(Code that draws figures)
+ + +
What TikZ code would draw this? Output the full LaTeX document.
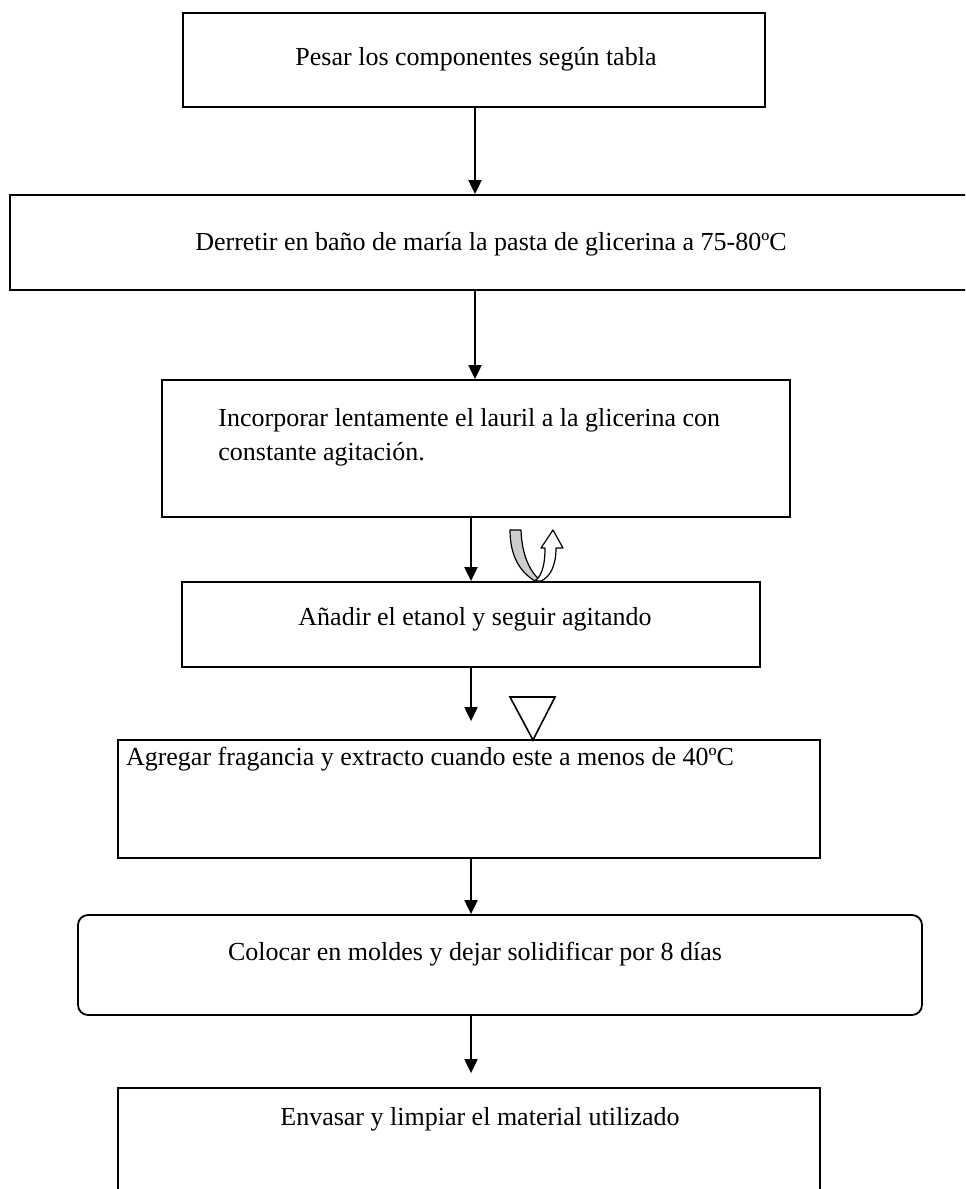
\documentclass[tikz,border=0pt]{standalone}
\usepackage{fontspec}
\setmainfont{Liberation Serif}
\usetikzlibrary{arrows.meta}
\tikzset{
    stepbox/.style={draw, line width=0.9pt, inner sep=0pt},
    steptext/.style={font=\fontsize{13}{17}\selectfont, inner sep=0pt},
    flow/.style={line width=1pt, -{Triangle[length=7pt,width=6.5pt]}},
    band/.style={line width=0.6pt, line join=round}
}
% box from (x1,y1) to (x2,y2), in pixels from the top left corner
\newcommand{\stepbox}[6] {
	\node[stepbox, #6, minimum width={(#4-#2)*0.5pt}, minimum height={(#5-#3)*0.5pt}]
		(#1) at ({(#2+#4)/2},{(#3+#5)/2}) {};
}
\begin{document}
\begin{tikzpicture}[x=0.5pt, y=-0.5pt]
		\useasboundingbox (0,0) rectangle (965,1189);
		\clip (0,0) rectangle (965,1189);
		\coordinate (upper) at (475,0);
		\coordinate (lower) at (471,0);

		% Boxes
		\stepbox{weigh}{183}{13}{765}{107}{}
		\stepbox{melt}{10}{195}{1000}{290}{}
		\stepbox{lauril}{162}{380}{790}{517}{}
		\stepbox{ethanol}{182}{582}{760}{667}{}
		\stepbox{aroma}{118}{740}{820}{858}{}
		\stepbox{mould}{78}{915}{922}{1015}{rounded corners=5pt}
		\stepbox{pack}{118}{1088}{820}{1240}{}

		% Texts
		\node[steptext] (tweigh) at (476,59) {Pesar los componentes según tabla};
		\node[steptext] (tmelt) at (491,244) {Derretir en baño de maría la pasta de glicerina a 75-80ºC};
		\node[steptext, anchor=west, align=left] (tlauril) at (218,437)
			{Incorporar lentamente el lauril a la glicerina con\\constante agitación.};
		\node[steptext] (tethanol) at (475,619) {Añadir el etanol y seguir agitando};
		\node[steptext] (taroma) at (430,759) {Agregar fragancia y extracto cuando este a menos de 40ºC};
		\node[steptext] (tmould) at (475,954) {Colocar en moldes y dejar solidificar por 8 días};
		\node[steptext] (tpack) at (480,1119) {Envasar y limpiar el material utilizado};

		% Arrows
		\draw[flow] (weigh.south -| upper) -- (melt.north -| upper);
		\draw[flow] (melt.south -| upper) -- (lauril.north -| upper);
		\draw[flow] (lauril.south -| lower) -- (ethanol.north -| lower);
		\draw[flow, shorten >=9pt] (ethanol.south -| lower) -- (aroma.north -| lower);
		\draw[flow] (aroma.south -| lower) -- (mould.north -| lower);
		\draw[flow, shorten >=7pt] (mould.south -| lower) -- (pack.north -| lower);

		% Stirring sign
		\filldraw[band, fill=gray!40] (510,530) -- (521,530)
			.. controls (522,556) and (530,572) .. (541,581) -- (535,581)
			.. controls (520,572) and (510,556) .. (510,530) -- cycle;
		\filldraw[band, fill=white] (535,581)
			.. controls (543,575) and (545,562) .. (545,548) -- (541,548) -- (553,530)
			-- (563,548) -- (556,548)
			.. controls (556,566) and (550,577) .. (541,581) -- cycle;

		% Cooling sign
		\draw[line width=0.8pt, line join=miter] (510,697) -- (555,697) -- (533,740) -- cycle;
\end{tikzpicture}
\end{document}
+ + +
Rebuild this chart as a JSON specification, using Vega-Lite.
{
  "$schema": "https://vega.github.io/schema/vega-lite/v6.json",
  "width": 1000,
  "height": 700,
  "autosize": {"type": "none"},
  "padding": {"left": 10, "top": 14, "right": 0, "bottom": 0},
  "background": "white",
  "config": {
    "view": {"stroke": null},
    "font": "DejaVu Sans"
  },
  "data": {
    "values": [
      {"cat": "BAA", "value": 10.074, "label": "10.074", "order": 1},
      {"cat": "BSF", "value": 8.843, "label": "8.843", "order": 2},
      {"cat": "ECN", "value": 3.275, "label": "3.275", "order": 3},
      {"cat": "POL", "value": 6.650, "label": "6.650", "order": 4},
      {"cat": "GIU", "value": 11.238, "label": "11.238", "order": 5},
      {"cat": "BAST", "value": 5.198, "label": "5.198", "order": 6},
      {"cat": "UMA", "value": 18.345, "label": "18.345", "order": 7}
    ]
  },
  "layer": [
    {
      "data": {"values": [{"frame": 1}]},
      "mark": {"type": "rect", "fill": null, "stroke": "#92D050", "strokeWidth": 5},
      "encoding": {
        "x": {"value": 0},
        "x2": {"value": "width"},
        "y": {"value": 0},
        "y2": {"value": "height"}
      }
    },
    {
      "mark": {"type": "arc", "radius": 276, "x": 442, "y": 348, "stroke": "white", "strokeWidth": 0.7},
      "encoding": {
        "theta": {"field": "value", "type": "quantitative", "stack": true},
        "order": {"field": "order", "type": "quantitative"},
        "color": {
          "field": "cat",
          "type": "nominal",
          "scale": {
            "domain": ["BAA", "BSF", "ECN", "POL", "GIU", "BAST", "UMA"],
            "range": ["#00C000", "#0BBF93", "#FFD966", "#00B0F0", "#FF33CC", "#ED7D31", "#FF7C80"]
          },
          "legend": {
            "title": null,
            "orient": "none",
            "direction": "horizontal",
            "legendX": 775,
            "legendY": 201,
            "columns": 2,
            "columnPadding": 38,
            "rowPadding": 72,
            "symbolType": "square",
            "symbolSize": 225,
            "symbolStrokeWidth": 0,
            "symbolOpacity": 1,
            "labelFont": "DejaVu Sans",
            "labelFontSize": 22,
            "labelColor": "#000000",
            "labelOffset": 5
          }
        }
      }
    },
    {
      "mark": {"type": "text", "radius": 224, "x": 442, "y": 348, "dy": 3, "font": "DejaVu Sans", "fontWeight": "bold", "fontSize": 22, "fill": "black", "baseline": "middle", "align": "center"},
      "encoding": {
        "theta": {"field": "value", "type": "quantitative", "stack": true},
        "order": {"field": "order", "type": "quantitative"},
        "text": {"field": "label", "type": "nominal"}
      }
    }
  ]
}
+ + +
__AIM__. Above are some records; quote exactly and only the lines that begin at the line containing "What TikZ code" and stop after the line containing "(tpack) at (480,1119)", leaving out the pictures.

__SOLUTION TO THIS PROBLEM__.
What TikZ code would draw this? Output the full LaTeX document.
\documentclass[tikz,border=0pt]{standalone}
\usepackage{fontspec}
\setmainfont{Liberation Serif}
\usetikzlibrary{arrows.meta}
\tikzset{
    stepbox/.style={draw, line width=0.9pt, inner sep=0pt},
    steptext/.style={font=\fontsize{13}{17}\selectfont, inner sep=0pt},
    flow/.style={line width=1pt, -{Triangle[length=7pt,width=6.5pt]}},
    band/.style={line width=0.6pt, line join=round}
}
% box from (x1,y1) to (x2,y2), in pixels from the top left corner
\newcommand{\stepbox}[6] {
	\node[stepbox, #6, minimum width={(#4-#2)*0.5pt}, minimum height={(#5-#3)*0.5pt}]
		(#1) at ({(#2+#4)/2},{(#3+#5)/2}) {};
}
\begin{document}
\begin{tikzpicture}[x=0.5pt, y=-0.5pt]
		\useasboundingbox (0,0) rectangle (965,1189);
		\clip (0,0) rectangle (965,1189);
		\coordinate (upper) at (475,0);
		\coordinate (lower) at (471,0);

		% Boxes
		\stepbox{weigh}{183}{13}{765}{107}{}
		\stepbox{melt}{10}{195}{1000}{290}{}
		\stepbox{lauril}{162}{380}{790}{517}{}
		\stepbox{ethanol}{182}{582}{760}{667}{}
		\stepbox{aroma}{118}{740}{820}{858}{}
		\stepbox{mould}{78}{915}{922}{1015}{rounded corners=5pt}
		\stepbox{pack}{118}{1088}{820}{1240}{}

		% Texts
		\node[steptext] (tweigh) at (476,59) {Pesar los componentes según tabla};
		\node[steptext] (tmelt) at (491,244) {Derretir en baño de maría la pasta de glicerina a 75-80ºC};
		\node[steptext, anchor=west, align=left] (tlauril) at (218,437)
			{Incorporar lentamente el lauril a la glicerina con\\constante agitación.};
		\node[steptext] (tethanol) at (475,619) {Añadir el etanol y seguir agitando};
		\node[steptext] (taroma) at (430,759) {Agregar fragancia y extracto cuando este a menos de 40ºC};
		\node[steptext] (tmould) at (475,954) {Colocar en moldes y dejar solidificar por 8 días};
		\node[steptext] (tpack) at (480,1119) {Envasar y limpiar el material utilizado};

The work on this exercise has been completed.